■ WHAT IS NEEDED: Please output every line of the material as it stands, without the pictures.

———

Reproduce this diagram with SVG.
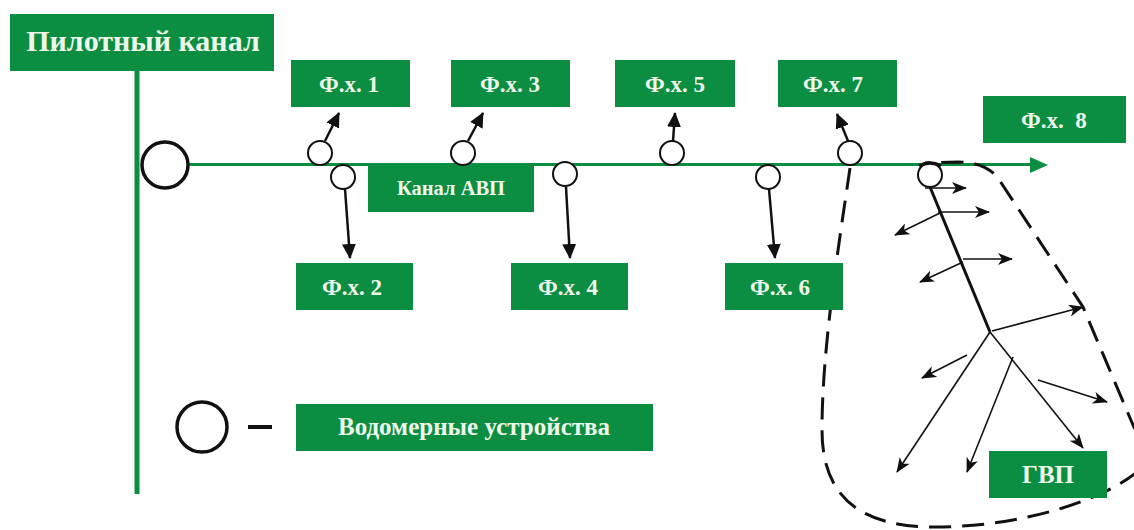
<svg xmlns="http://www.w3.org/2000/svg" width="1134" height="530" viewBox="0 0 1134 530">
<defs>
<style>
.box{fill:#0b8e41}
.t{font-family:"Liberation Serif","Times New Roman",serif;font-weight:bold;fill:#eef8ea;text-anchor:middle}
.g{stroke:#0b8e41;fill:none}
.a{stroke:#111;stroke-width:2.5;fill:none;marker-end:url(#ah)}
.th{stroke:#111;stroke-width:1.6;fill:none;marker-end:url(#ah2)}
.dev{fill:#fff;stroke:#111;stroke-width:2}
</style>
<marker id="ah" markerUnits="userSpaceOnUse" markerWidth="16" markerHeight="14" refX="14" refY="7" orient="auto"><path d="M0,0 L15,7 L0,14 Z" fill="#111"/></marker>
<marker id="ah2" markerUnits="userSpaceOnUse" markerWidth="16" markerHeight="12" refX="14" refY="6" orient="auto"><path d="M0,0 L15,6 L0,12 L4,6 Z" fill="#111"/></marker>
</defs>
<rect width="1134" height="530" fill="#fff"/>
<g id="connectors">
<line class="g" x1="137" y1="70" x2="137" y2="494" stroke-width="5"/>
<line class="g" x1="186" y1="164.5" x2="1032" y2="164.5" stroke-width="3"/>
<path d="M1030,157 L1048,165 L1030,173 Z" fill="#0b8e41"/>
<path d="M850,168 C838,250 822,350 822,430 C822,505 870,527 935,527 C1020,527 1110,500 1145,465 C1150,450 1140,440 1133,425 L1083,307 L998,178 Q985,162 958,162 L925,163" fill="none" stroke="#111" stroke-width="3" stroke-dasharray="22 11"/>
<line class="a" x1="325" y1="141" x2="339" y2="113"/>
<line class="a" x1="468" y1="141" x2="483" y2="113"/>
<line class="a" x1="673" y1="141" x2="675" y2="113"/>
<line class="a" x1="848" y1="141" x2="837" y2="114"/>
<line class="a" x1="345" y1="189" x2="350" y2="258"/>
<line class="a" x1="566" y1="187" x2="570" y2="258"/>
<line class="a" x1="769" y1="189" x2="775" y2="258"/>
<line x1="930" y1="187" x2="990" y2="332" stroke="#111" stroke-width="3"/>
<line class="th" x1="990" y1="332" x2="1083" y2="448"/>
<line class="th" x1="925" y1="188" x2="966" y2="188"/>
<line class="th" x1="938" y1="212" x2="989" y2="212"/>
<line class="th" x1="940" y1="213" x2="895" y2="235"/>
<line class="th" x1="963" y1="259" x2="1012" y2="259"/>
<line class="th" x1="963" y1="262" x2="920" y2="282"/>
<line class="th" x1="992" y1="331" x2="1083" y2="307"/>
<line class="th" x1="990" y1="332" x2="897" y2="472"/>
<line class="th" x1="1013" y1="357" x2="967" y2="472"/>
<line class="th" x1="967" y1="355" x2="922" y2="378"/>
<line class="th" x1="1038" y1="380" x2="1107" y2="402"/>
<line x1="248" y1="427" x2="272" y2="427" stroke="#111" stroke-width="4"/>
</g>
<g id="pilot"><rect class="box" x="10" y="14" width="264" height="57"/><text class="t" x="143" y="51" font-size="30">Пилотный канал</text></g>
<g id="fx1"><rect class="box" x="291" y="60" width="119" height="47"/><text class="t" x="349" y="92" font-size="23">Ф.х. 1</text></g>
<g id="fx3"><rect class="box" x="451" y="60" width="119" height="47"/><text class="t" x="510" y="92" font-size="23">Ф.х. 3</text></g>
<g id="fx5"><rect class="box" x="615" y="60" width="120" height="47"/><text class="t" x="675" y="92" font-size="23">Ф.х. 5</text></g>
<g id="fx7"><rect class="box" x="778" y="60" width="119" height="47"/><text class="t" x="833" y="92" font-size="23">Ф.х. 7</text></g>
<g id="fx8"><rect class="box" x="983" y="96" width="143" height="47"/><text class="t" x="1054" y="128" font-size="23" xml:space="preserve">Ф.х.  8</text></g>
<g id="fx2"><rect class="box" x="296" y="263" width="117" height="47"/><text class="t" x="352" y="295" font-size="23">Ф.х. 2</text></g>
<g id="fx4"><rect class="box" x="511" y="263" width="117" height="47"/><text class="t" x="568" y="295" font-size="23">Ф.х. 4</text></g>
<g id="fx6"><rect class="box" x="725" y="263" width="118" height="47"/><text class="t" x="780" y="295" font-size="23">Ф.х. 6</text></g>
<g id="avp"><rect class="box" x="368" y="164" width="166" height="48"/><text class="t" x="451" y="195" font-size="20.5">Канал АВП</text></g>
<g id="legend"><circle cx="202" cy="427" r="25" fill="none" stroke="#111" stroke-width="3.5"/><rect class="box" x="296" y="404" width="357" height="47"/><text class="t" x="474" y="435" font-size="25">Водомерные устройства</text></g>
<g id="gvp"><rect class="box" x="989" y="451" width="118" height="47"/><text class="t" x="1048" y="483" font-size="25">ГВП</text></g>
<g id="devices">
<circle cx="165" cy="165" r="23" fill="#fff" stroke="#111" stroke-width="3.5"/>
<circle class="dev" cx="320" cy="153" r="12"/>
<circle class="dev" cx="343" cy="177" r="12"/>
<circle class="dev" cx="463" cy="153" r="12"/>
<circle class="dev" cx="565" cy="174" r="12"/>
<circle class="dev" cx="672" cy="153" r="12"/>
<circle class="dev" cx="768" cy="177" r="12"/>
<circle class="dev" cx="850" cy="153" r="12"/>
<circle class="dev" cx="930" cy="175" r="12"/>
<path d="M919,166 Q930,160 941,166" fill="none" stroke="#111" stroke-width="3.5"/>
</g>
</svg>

———

■ RESPONSE:
Reproduce this diagram with SVG.
<svg xmlns="http://www.w3.org/2000/svg" width="1134" height="530" viewBox="0 0 1134 530">
<defs>
<style>
.box{fill:#0b8e41}
.t{font-family:"Liberation Serif","Times New Roman",serif;font-weight:bold;fill:#eef8ea;text-anchor:middle}
.g{stroke:#0b8e41;fill:none}
.a{stroke:#111;stroke-width:2.5;fill:none;marker-end:url(#ah)}
.th{stroke:#111;stroke-width:1.6;fill:none;marker-end:url(#ah2)}
.dev{fill:#fff;stroke:#111;stroke-width:2}
</style>
<marker id="ah" markerUnits="userSpaceOnUse" markerWidth="16" markerHeight="14" refX="14" refY="7" orient="auto"><path d="M0,0 L15,7 L0,14 Z" fill="#111"/></marker>
<marker id="ah2" markerUnits="userSpaceOnUse" markerWidth="16" markerHeight="12" refX="14" refY="6" orient="auto"><path d="M0,0 L15,6 L0,12 L4,6 Z" fill="#111"/></marker>
</defs>
<rect width="1134" height="530" fill="#fff"/>
<g id="connectors">
<line class="g" x1="137" y1="70" x2="137" y2="494" stroke-width="5"/>
<line class="g" x1="186" y1="164.5" x2="1032" y2="164.5" stroke-width="3"/>
<path d="M1030,157 L1048,165 L1030,173 Z" fill="#0b8e41"/>
<path d="M850,168 C838,250 822,350 822,430 C822,505 870,527 935,527 C1020,527 1110,500 1145,465 C1150,450 1140,440 1133,425 L1083,307 L998,178 Q985,162 958,162 L925,163" fill="none" stroke="#111" stroke-width="3" stroke-dasharray="22 11"/>
<line class="a" x1="325" y1="141" x2="339" y2="113"/>
<line class="a" x1="468" y1="141" x2="483" y2="113"/>
<line class="a" x1="673" y1="141" x2="675" y2="113"/>
<line class="a" x1="848" y1="141" x2="837" y2="114"/>
<line class="a" x1="345" y1="189" x2="350" y2="258"/>
<line class="a" x1="566" y1="187" x2="570" y2="258"/>
<line class="a" x1="769" y1="189" x2="775" y2="258"/>
<line x1="930" y1="187" x2="990" y2="332" stroke="#111" stroke-width="3"/>
<line class="th" x1="990" y1="332" x2="1083" y2="448"/>
<line class="th" x1="925" y1="188" x2="966" y2="188"/>
<line class="th" x1="938" y1="212" x2="989" y2="212"/>
<line class="th" x1="940" y1="213" x2="895" y2="235"/>
<line class="th" x1="963" y1="259" x2="1012" y2="259"/>
<line class="th" x1="963" y1="262" x2="920" y2="282"/>
<line class="th" x1="992" y1="331" x2="1083" y2="307"/>
<line class="th" x1="990" y1="332" x2="897" y2="472"/>
<line class="th" x1="1013" y1="357" x2="967" y2="472"/>
<line class="th" x1="967" y1="355" x2="922" y2="378"/>
<line class="th" x1="1038" y1="380" x2="1107" y2="402"/>
<line x1="248" y1="427" x2="272" y2="427" stroke="#111" stroke-width="4"/>
</g>
<g id="pilot"><rect class="box" x="10" y="14" width="264" height="57"/><text class="t" x="143" y="51" font-size="30">Пилотный канал</text></g>
<g id="fx1"><rect class="box" x="291" y="60" width="119" height="47"/><text class="t" x="349" y="92" font-size="23">Ф.х. 1</text></g>
<g id="fx3"><rect class="box" x="451" y="60" width="119" height="47"/><text class="t" x="510" y="92" font-size="23">Ф.х. 3</text></g>
<g id="fx5"><rect class="box" x="615" y="60" width="120" height="47"/><text class="t" x="675" y="92" font-size="23">Ф.х. 5</text></g>
<g id="fx7"><rect class="box" x="778" y="60" width="119" height="47"/><text class="t" x="833" y="92" font-size="23">Ф.х. 7</text></g>
<g id="fx8"><rect class="box" x="983" y="96" width="143" height="47"/><text class="t" x="1054" y="128" font-size="23" xml:space="preserve">Ф.х.  8</text></g>
<g id="fx2"><rect class="box" x="296" y="263" width="117" height="47"/><text class="t" x="352" y="295" font-size="23">Ф.х. 2</text></g>
<g id="fx4"><rect class="box" x="511" y="263" width="117" height="47"/><text class="t" x="568" y="295" font-size="23">Ф.х. 4</text></g>
<g id="fx6"><rect class="box" x="725" y="263" width="118" height="47"/><text class="t" x="780" y="295" font-size="23">Ф.х. 6</text></g>
<g id="avp"><rect class="box" x="368" y="164" width="166" height="48"/><text class="t" x="451" y="195" font-size="20.5">Канал АВП</text></g>
<g id="legend"><circle cx="202" cy="427" r="25" fill="none" stroke="#111" stroke-width="3.5"/><rect class="box" x="296" y="404" width="357" height="47"/><text class="t" x="474" y="435" font-size="25">Водомерные устройства</text></g>
<g id="gvp"><rect class="box" x="989" y="451" width="118" height="47"/><text class="t" x="1048" y="483" font-size="25">ГВП</text></g>
<g id="devices">
<circle cx="165" cy="165" r="23" fill="#fff" stroke="#111" stroke-width="3.5"/>
<circle class="dev" cx="320" cy="153" r="12"/>
<circle class="dev" cx="343" cy="177" r="12"/>
<circle class="dev" cx="463" cy="153" r="12"/>
<circle class="dev" cx="565" cy="174" r="12"/>
<circle class="dev" cx="672" cy="153" r="12"/>
<circle class="dev" cx="768" cy="177" r="12"/>
<circle class="dev" cx="850" cy="153" r="12"/>
<circle class="dev" cx="930" cy="175" r="12"/>
<path d="M919,166 Q930,160 941,166" fill="none" stroke="#111" stroke-width="3.5"/>
</g>
</svg>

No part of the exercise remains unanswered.